Namun, Al-Imam bukan tanpa kontradiksi. Di balik semangat reformisnya, majalah ini juga mencerminkan ketegangan sosial antara elit Arab sayyid dan kaum terdidik Melayu. “Kritik Rasyid Rida terhadap keistimewaan ‘Alawiyyah,” tulis Laffan, “tidak mudah diterima oleh para penyokong Arab di Singapura.” Perpecahan pun tak terelakkan. Pada 1908, dua kubu redaksi saling merebut kendali. Para guru tarekat menyerukan boikot. Akhirnya, pada Januari 1909, Al-Imam berhenti terbit.
Tapi gagasannya tak mati. Dari reruntuhannya lahir al-Islah, al-Husam, al-Watan, dan yang paling berpengaruh: al-Munir di Padang (1911). Surat kabar terakhir ini, yang dipimpin murid-murid Ahmad Khatib seperti Syekh Abdullah Ahmad dan Haji Rasul, menegaskan jalan Salafisme yang lebih keras: menolak tarekat, menolak keistimewaan Arab, dan menegakkan Islam rasional.

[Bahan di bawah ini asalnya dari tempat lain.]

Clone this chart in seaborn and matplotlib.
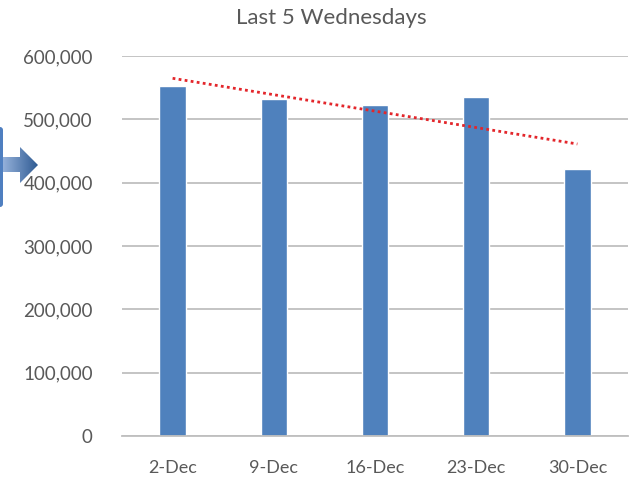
import numpy as np
import pandas as pd
import matplotlib
matplotlib.use("Agg")
import matplotlib.pyplot as plt
import matplotlib.ticker as mticker
from matplotlib.patches import Polygon, FancyBboxPatch
import seaborn as sns

#------------------------------------------------------------------
# data
#------------------------------------------------------------------
dates = ["2-Dec", "9-Dec", "16-Dec", "23-Dec", "30-Dec"]
values = [552600, 532600, 522600, 535300, 421600]
y_ticks = [0, 100000, 200000, 300000, 400000, 500000, 600000]

df = pd.DataFrame({"date": dates, "value": values})

sns.set_style("white")
plt.rcParams["font.family"] = ["Lato", "DejaVu Sans"]

text_col = "#595959"
bar_col = "#4F81BD"
grid_col = "#BFBFBF"

fig = plt.figure(figsize=(6.34, 4.82), dpi=100)

# decoration on the left edge (arrow from the slide)
deco = fig.add_axes([0, 0, 1, 1], zorder=0)
deco.set_xlim(0, 634)
deco.set_ylim(482, 0)
deco.axis("off")
side = FancyBboxPatch((-6, 127), 9, 80, boxstyle="round,pad=0,rounding_size=3",
                      fc="#4F7FC0", ec="none")
deco.add_patch(side)
arrow = Polygon([(0, 157), (20, 157), (20, 147), (38, 165), (20, 183), (20, 172), (0, 172)],
                closed=True, fc="none", ec="none")
deco.add_patch(arrow)
grad = np.linspace(0, 1, 100).reshape(1, -1)
cmap = matplotlib.colors.LinearSegmentedColormap.from_list("arr", ["#9DB8E0", "#2F5B93"])
img = deco.imshow(grad, extent=(0, 38, 183, 147), cmap=cmap, aspect="auto")
img.set_clip_path(arrow)

#------------------------------------------------------------------
# main chart
#------------------------------------------------------------------
ax = fig.add_axes([122 / 634, 46 / 482, 506 / 634, 380 / 482], zorder=1)
ax.patch.set_alpha(0)

sns.barplot(data=df, x="date", y="value", color=bar_col, width=0.26,
            saturation=1, ax=ax, zorder=2)

# linear trendline
xs = np.arange(len(values))
slope, inter = np.polyfit(xs, values, 1)
ax.plot(xs, slope * xs + inter, linestyle=(0, (1, 1.2)), color="#E3262B",
        linewidth=2, zorder=3)

ax.set_xlim(-0.5, len(dates) - 0.5)
ax.set_ylim(0, 600000)
ax.set_yticks(y_ticks)
ax.yaxis.set_major_formatter(mticker.FuncFormatter(lambda v, p: f"{int(v):,}"))
ax.grid(axis="y", color=grid_col, linewidth=1.3, zorder=0)
ax.set_axisbelow(True)

for s in ["top", "right", "left"]:
    ax.spines[s].set_visible(False)
ax.spines["bottom"].set_color(grid_col)
ax.spines["bottom"].set_linewidth(1.3)

ax.set_xticks(np.arange(-0.5, len(dates), 1), minor=True)
ax.tick_params(axis="x", which="minor", length=6, color=grid_col, width=1.2)
ax.tick_params(axis="x", which="major", length=0, pad=17, labelsize=13, labelcolor=text_col)
ax.tick_params(axis="y", length=0, pad=21, labelsize=13.5, labelcolor=text_col)

ax.set_xlabel("")
ax.set_ylabel("")
fig.text(331 / 634, 1 - 18 / 482, "Last 5 Wednesdays", ha="center", va="center",
         fontsize=16, color=text_col)

plt.savefig("out.png", dpi=100)
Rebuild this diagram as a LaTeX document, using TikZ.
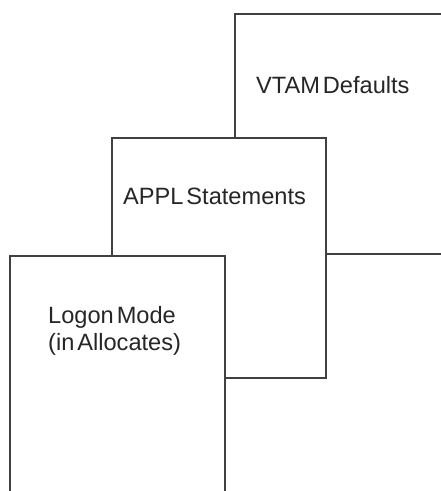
\documentclass[tikz,border=0pt]{standalone}
\usepackage{fontspec}
\setmainfont{Liberation Sans}[WordSpace=0.45]
\begin{document}
\begin{tikzpicture}[x=1pt,y=-1pt,
  sheet/.style={draw=black!75,line width=1.7pt,fill=white,anchor=north west,inner sep=0pt},
  label/.style={anchor=west,inner sep=0pt,align=left,font=\fontsize{23.6}{27}\selectfont,text=black!85}]
\useasboundingbox (0,0) rectangle (441,491);
\clip (0,0) rectangle (441,491);
\node[sheet,minimum width=240pt,minimum height=240pt] (vtam) at (234,13) {};
\node[sheet,minimum width=214pt,minimum height=240pt] (appl) at (111,137) {};
\node[sheet,minimum width=215pt,minimum height=260pt] (logon) at (9,255) {};
\node[label] (t1) at (256,85) {VTAM Defaults};
\node[label] (t2) at (123,196) {APPL Statements};
\node[label] (t3) at (48,330.5) {Logon Mode\\(in Allocates)};
\end{tikzpicture}
\end{document}
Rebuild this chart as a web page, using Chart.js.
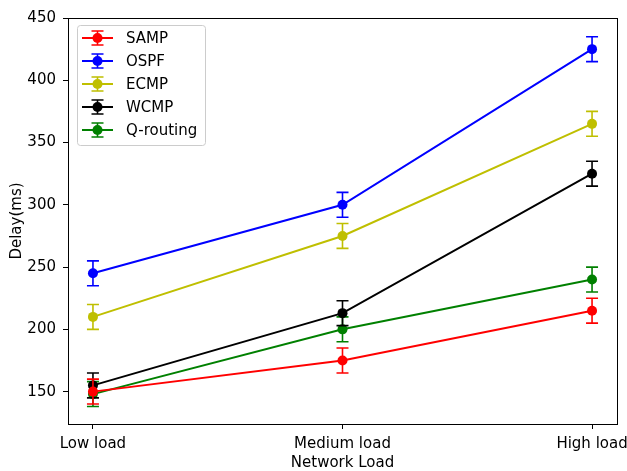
<!DOCTYPE html>
<html>
<head>
  <script src="https://cdn.jsdelivr.net/npm/chart.js"></script>
  <style>
    html, body { margin: 0; padding: 0; background: #fff; }
    #wrap { width: 627px; height: 471px; }
  </style>
</head>
<body>
  <div id="wrap"><canvas id="chart" width="627" height="471"></canvas></div>

  <script>
    // categories on the x axis
    const loads = ['Low load', 'Medium load', 'High load']
    const yTicks = [150, 200, 250, 300, 350, 400, 450]

    // delay in ms
    const samp = [150, 175, 215]
    const ospf = [245, 300, 425]
    const ecmp = [210, 275, 365]
    const wcmp = [155, 213, 325]
    const qrouting = [148, 200, 240]

    // error bar half-widths
    const sampErr = [10, 10, 10]
    const ospfErr = [10, 10, 10]
    const ecmpErr = [10, 10, 10]
    const wcmpErr = [10, 10, 10]
    const qroutingErr = [10, 10, 10]

    const FONT = 'DejaVu Sans'

    function series(label, values, errs, color) {
      return {
        label: label,
        data: values.map((v, i) => ({ x: i, y: v })),
        errs: errs,
        borderColor: color,
        backgroundColor: color,
        pointBackgroundColor: color,
        pointBorderWidth: 0,
        pointRadius: 5,
        pointHoverRadius: 5,
        borderWidth: 2,
        tension: 0
      }
    }

    // error bars, drawn right before each dataset so the markers sit on top
    const errorBars = {
      id: 'errorBars',
      beforeDatasetDraw(chart, args) {
        const ds = chart.data.datasets[args.index]
        const xs = chart.scales.x, ys = chart.scales.y
        const ctx = chart.ctx
        ctx.save()
        ctx.strokeStyle = ds.borderColor
        ctx.lineWidth = 1.6
        ds.data.forEach((p, i) => {
          const x = xs.getPixelForValue(p.x)
          const top = ys.getPixelForValue(p.y + ds.errs[i])
          const bot = ys.getPixelForValue(p.y - ds.errs[i])
          ctx.beginPath()
          ctx.moveTo(x, top); ctx.lineTo(x, bot)
          ctx.moveTo(x - 6, top); ctx.lineTo(x + 6, top)
          ctx.moveTo(x - 6, bot); ctx.lineTo(x + 6, bot)
          ctx.stroke()
        })
        ctx.restore()
      }
    }

    // top and right spines plus the framed legend inside the plot
    const frameAndLegend = {
      id: 'frameAndLegend',
      afterDraw(chart) {
        const ctx = chart.ctx
        const a = chart.chartArea
        ctx.save()
        ctx.strokeStyle = '#000'
        ctx.lineWidth = 1
        ctx.strokeRect(a.left + 0.5, a.top + 0.5, a.right - a.left, a.bottom - a.top)

        const lx = a.left + 9, ly = a.top + 7, lw = 128, lh = 120
        ctx.fillStyle = 'rgba(255,255,255,0.8)'
        ctx.strokeStyle = '#cccccc'
        ctx.beginPath()
        ctx.roundRect(lx + 0.5, ly + 0.5, lw, lh, 3)
        ctx.fill()
        ctx.stroke()

        ctx.font = '15px "' + FONT + '"'
        ctx.textBaseline = 'middle'
        chart.data.datasets.forEach((ds, i) => {
          const y = ly + 13 + i * 23
          const x0 = lx + 5, x1 = lx + 36, xm = (x0 + x1) / 2
          ctx.strokeStyle = ds.borderColor
          ctx.lineWidth = 2
          ctx.beginPath()
          ctx.moveTo(x0, y); ctx.lineTo(x1, y)
          ctx.stroke()
          ctx.lineWidth = 1.6
          ctx.beginPath()
          ctx.moveTo(xm, y - 7); ctx.lineTo(xm, y + 7)
          ctx.moveTo(xm - 6, y - 7); ctx.lineTo(xm + 6, y - 7)
          ctx.moveTo(xm - 6, y + 7); ctx.lineTo(xm + 6, y + 7)
          ctx.stroke()
          ctx.fillStyle = ds.borderColor
          ctx.beginPath()
          ctx.arc(xm, y, 5, 0, Math.PI * 2)
          ctx.fill()
          ctx.fillStyle = '#000'
          ctx.fillText(ds.label, lx + 49, y + 1)
        })
        ctx.restore()
      }
    }

    const tickFont = { family: FONT, size: 15 }

    new Chart(document.getElementById('chart'), {
      type: 'line',
      data: {
        datasets: [
          series('SAMP', samp, sampErr, '#ff0000'),
          series('OSPF', ospf, ospfErr, '#0000ff'),
          series('ECMP', ecmp, ecmpErr, '#bfbf00'),
          series('WCMP', wcmp, wcmpErr, '#000000'),
          series('Q-routing', qrouting, qroutingErr, '#008000')
        ]
      },
      options: {
        responsive: false,
        animation: false,
        layout: { padding: { top: 18, right: 10, left: 0, bottom: 0 } },
        plugins: {
          legend: { display: false },
          tooltip: { enabled: false }
        },
        scales: {
          x: {
            type: 'linear',
            min: -0.1,
            max: 2.1,
            afterBuildTicks: s => { s.ticks = loads.map((_, i) => ({ value: i })) },
            afterFit: s => { s.height = 47; s.paddingLeft = 0; s.paddingRight = 0 },
            ticks: {
              color: '#000',
              font: tickFont,
              padding: 6,
              maxRotation: 0,
              callback: v => loads[v]
            },
            grid: { drawOnChartArea: false, drawTicks: true, tickLength: 5, color: '#000' },
            border: { display: true, color: '#000', width: 1 },
            title: {
              display: true,
              text: 'Network Load',
              color: '#000',
              font: tickFont,
              padding: { top: 0, bottom: -1 }
            }
          },
          y: {
            min: 124,
            max: 450,
            afterBuildTicks: s => { s.ticks = yTicks.map(v => ({ value: v })) },
            afterFit: s => { s.width = 68 },
            ticks: {
              color: '#000',
              font: tickFont,
              padding: 7
            },
            grid: { drawOnChartArea: false, drawTicks: true, tickLength: 5, color: '#000' },
            border: { display: true, color: '#000', width: 1 },
            title: {
              display: true,
              text: 'Delay(ms)',
              color: '#000',
              font: tickFont,
              padding: { top: 8, bottom: 0 }
            }
          }
        }
      },
      plugins: [errorBars, frameAndLegend]
    })
  </script>
</body>
</html>
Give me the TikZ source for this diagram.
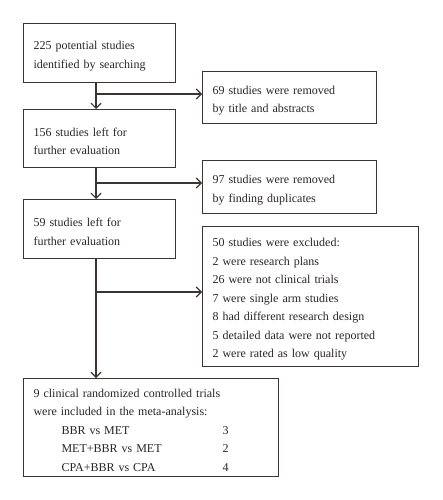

Dari Al-Imam hingga al-Munir, garis perubahan itu tampak jelas: Islam Jawi beranjak dari mistisisme istana menuju modernisme sosial. “Percetakan,” tulis Laffan, “menjadi madrasah baru.” Dan di situlah, di halaman-halaman tinta hitam Singapura dan Padang, perdebatan tentang makna iman dan kemajuan dimulai—perdebatan yang gema panjangnya masih terdengar hingga kini.